Royal
Shakespeare Theatre, Stratford-upon-Avon
28th
March, 2015*
*Please note that
this was a preview performance
Following the success of the Young Vic’s A View from the Bridge and the Old Vic’s The Crucible last year, Gregory Doran marks Arthur Miller’s
centenary with his staging of, arguably, the playwright’s most celebrated play.
This absorbing production plays with space and time, paying tribute to Miller’s
original, fastidious directorial notes.
Salesman is remarkable for
Miller’s strict stage directions, specifically the use of space in locating
time and reality which is central to the understanding of Willy Loman’s tragedy.

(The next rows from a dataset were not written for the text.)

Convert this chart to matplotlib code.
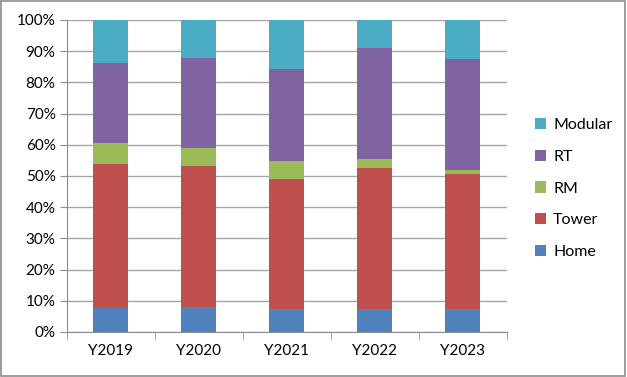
import matplotlib.pyplot as plt
from matplotlib.patches import Rectangle
import numpy as np

jahre = ["Y2019", "Y2020", "Y2021", "Y2022", "Y2023"]
home = [7.8, 8.0, 7.5, 7.5, 7.3]
tower = [45.9, 45.3, 41.6, 44.9, 43.3]
rm = [6.8, 5.8, 5.7, 2.9, 1.3]
rt = [25.8, 28.8, 29.4, 35.6, 35.5]
modular = [13.7, 12.1, 15.8, 9.1, 12.6]

serien = [("Home", home, "#4F81BD"), ("Tower", tower, "#C0504D"),
          ("RM", rm, "#9BBB59"), ("RT", rt, "#8064A2"),
          ("Modular", modular, "#4BACC6")]

plt.rcParams['font.family'] = ['Lato', 'DejaVu Sans']

fig = plt.figure(figsize=(6.27, 3.77), dpi=100)
fig.patches.append(Rectangle((0.002, 0.003), 0.995, 0.994, transform=fig.transFigure,
                             fill=False, edgecolor="#8c8c8c", linewidth=1.2))
ax = fig.add_axes([0.1064, 0.1194, 0.7016, 0.8276])

x = np.arange(len(jahre))
summe = np.sum([s[1] for s in serien], axis=0)
unten = np.zeros(len(jahre))
handles = []
for name, werte, farbe in serien:
    anteil = np.array(werte) / summe * 100
    b = ax.bar(x, anteil, 0.4, bottom=unten, color=farbe, label=name, zorder=3)
    handles.append(b)
    unten += anteil

ax.set_xlim(-0.5, 4.5)
ax.set_ylim(0, 100)
ax.set_yticks(range(0, 101, 10))
ax.set_yticklabels([f"{v}%" for v in range(0, 101, 10)], fontsize=11)
ax.set_xticks(x)
ax.set_xticklabels(jahre, fontsize=11)
ax.set_xticks(np.arange(-0.5, 5, 1), minor=True)
ax.tick_params(axis="x", which="major", length=0, pad=9)
ax.tick_params(axis="x", which="minor", length=5, color="#8c8c8c", direction="out")
ax.tick_params(axis="y", length=5, color="#8c8c8c", direction="out", pad=3)
ax.grid(axis="y", color="#a6a6a6", linewidth=1, zorder=0)
for s in ["top", "right"]:
    ax.spines[s].set_visible(False)
for s in ["left", "bottom"]:
    ax.spines[s].set_color("#8c8c8c")

fig.legend(handles[::-1], [s[0] for s in serien][::-1], loc="center left",
           bbox_to_anchor=(0.83, 0.50), frameon=False, fontsize=11.5,
           handlelength=0.7, handleheight=0.7, labelspacing=1.1, handletextpad=0.45)

fig.savefig("out.png", dpi=100)
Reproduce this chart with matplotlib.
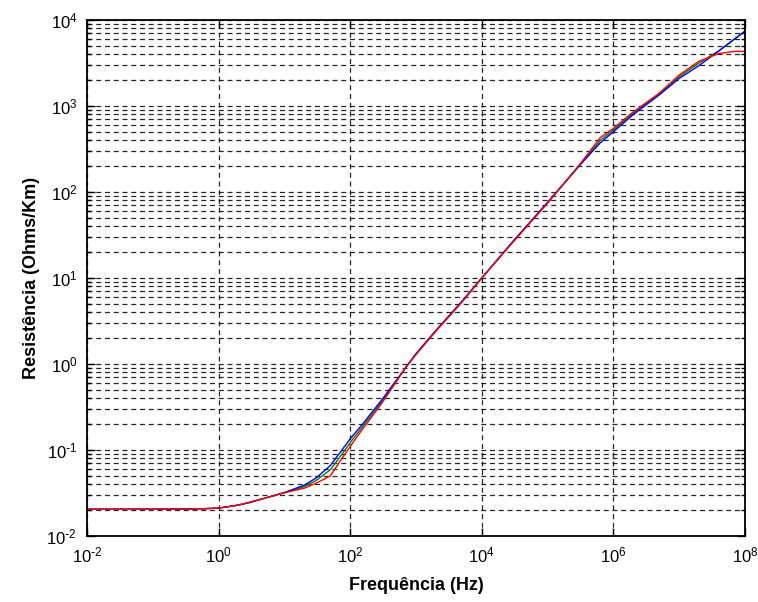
import numpy as np
import matplotlib
matplotlib.use("Agg")
import matplotlib.pyplot as plt
from matplotlib.ticker import LogLocator, NullLocator, FixedLocator, NullFormatter

plt.rcParams['font.family'] = ['Liberation Sans', 'DejaVu Sans']
plt.rcParams['mathtext.default'] = 'regular'

# frequency points (Hz)
freq = [0.01, 0.1, 0.3, 0.5, 1, 2, 3, 5, 10, 20, 30, 50, 70, 100, 150, 300, 700,
        1e3, 2e3, 5e3, 1e4, 3e4, 1e5, 3e5, 6.3e5, 1e6, 2e6, 5e6,
        1e7, 2e7, 4e7, 7e7, 1e8]

# resistance (Ohms/Km) for the three curves
r_green = [0.0205, 0.0205, 0.0206, 0.0207, 0.0211, 0.0229, 0.0247, 0.0275, 0.0320,
           0.0375, 0.0440, 0.0590, 0.0832, 0.122, 0.182, 0.363, 0.912,
           1.30, 2.43, 5.30, 10.0, 26.6, 75.0, 200, 398, 525, 822, 1380,
           2188, 3162, 4365, 6026, 7413]
r_blue = [0.0205, 0.0205, 0.0206, 0.0207, 0.0211, 0.0229, 0.0245, 0.0275, 0.0320,
          0.0390, 0.0470, 0.0661, 0.0933, 0.135, 0.195, 0.380, 0.912,
          1.32, 2.45, 5.37, 10.0, 26.9, 75.9, 200, 372, 501, 794, 1349,
          2089, 2951, 4365, 6026, 7413]
r_red = [0.0205, 0.0205, 0.0206, 0.0207, 0.0211, 0.0229, 0.0248, 0.0275, 0.0318,
         0.0360, 0.0410, 0.0500, 0.0741, 0.110, 0.170, 0.347, 0.912,
         1.29, 2.40, 5.25, 10.0, 26.3, 74.1, 204, 427, 550, 851, 1413,
         2291, 3311, 4074, 4315, 4315]

xticks = [1e-2, 1e0, 1e2, 1e4, 1e6, 1e8]
xticklabels = ['$10^{\\text{-}2}$', '$10^{0}$', '$10^{2}$', '$10^{4}$', '$10^{6}$', '$10^{8}$']
yticks = [1e-2, 1e-1, 1e0, 1e1, 1e2, 1e3, 1e4]
yticklabels = ['$10^{\\text{-}2}$', '$10^{\\text{-}1}$', '$10^{0}$', '$10^{1}$',
               '$10^{2}$', '$10^{3}$', '$10^{4}$']

fig = plt.figure(figsize=(7.58, 6.02), dpi=100)
ax = fig.add_axes([0.1148, 0.1096, 0.868, 0.8572])

ax.loglog(freq, r_green, color='#008000', lw=1.0)
ax.loglog(freq, r_blue, color='#0000ff', lw=1.0)
ax.loglog(freq, r_red, color='#ff0000', lw=1.0)

ax.set_xlim(1e-2, 1e8)
ax.set_ylim(1e-2, 1e4)

ax.xaxis.set_major_locator(FixedLocator(xticks))
ax.xaxis.set_minor_locator(NullLocator())
ax.set_xticklabels(xticklabels)
ax.yaxis.set_major_locator(FixedLocator(yticks))
ax.yaxis.set_minor_locator(LogLocator(base=10, subs=np.arange(2, 10), numticks=20))
ax.set_yticklabels(yticklabels)
ax.yaxis.set_minor_formatter(NullFormatter())

ax.grid(True, which='major', axis='both', color='black', linestyle=(0, (4, 3)), lw=0.9, alpha=0.85)
ax.grid(True, which='minor', axis='y', color='black', linestyle=(0, (4, 3)), lw=0.9, alpha=0.85)
ax.set_axisbelow(True)

ax.tick_params(which='both', direction='in', top=True, right=True, labelsize=12, colors='black')
ax.tick_params(which='major', length=6, width=1, pad=7)
ax.tick_params(which='minor', length=3, width=1)
for s in ax.spines.values():
    s.set_linewidth(1.3)

ax.set_xlabel('Frequência (Hz)', fontsize=13, fontweight='bold', labelpad=8)
ax.set_ylabel('Resistência (Ohms/Km)', fontsize=13, fontweight='bold', labelpad=5)

fig.savefig('out.png', dpi=100)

The trajectory through Willy’s idealised past and disillusioned present is
fluid and greatly facilitated by Stephen Brimson Lewis’s design and Tim
Mitchell’s lighting. The contrast between the romanticised past and the
suffocating present of the up-built city is spatially conveyed by vast
billboard style apartment blocks, dwarfing the Loman’s tiny wooden house. The
set changes giving an added sense of the bustling city as the running crew,
dressed as city-dwellers, swiftly move pieces around amidst a heady steam
issuing from subway grates. Constructed from translucent materials, the set
works alongside subtle lighting changes in which the once solid presence of the
surrounding tower blocks are transformed by a sun-dappled hue, almost
disappearing as Willy transgresses, moving downstage into the free space
accompanied by the symbolic pastoral flute leitmotif – the live music
contributing a vibrancy that recordings cannot reproduce. Interactions and
dialogue run seamlessly into one another just as the boundaries of the playing
space are discarded during Willy’s transgressions. Distinctions between time
and space are simultaneously hazy and clear; blurring the lines between time
and space, a contradiction which highlights the melancholy and ultimately
maddening contradictory and illusive nature of memory.
The performances are generally good; Harriet Walter as the loving,
put-upon Linda, and Alex Hassell’s lost and conflicted Biff are among the
standouts. Antony Sher gives an all encompassing performance as Willy,
fluctuating between humour and pathos with ease, the measured rhythm of his
speech allowing every syllable to be heard and considered. This is a play where
no line or moment is superfluous, despite the apparent superfluity of the
modern American salesman. The scenes within the Loman house are particularly
absorbing in their intimacy, creating a feeling of being in the room with the
characters, no mean feat in a large theatre. Moments where direction,
performance, lighting and music all work beautifully together create points of
lucidity, particularly towards the end of the play and the build up to the
climax, proving that a decades old play, performed countless times over the
years, still has the ability to move audiences.
Miller’s Salesman seems to be
ingrained in the minds of many not only as a pinnacle of the modern tragic
genre, but as a piece of contemporary American social commentary and,
consequently, Doran’s production plays out exactly as one would expect, and
want, such a classic to do so. Doran takes no risks with the material, save a
slight shift in staging which the RST thrust stage needs must accommodate. The
placing of Miller’s text at heart, being performed well by a reliable cast, is
a very solid and respectable way to celebrate one hundred years of one of the
great American dramatists.
Death of a
Salesman plays
at the Royal Shakespeare Theatre until 2nd May, 2015.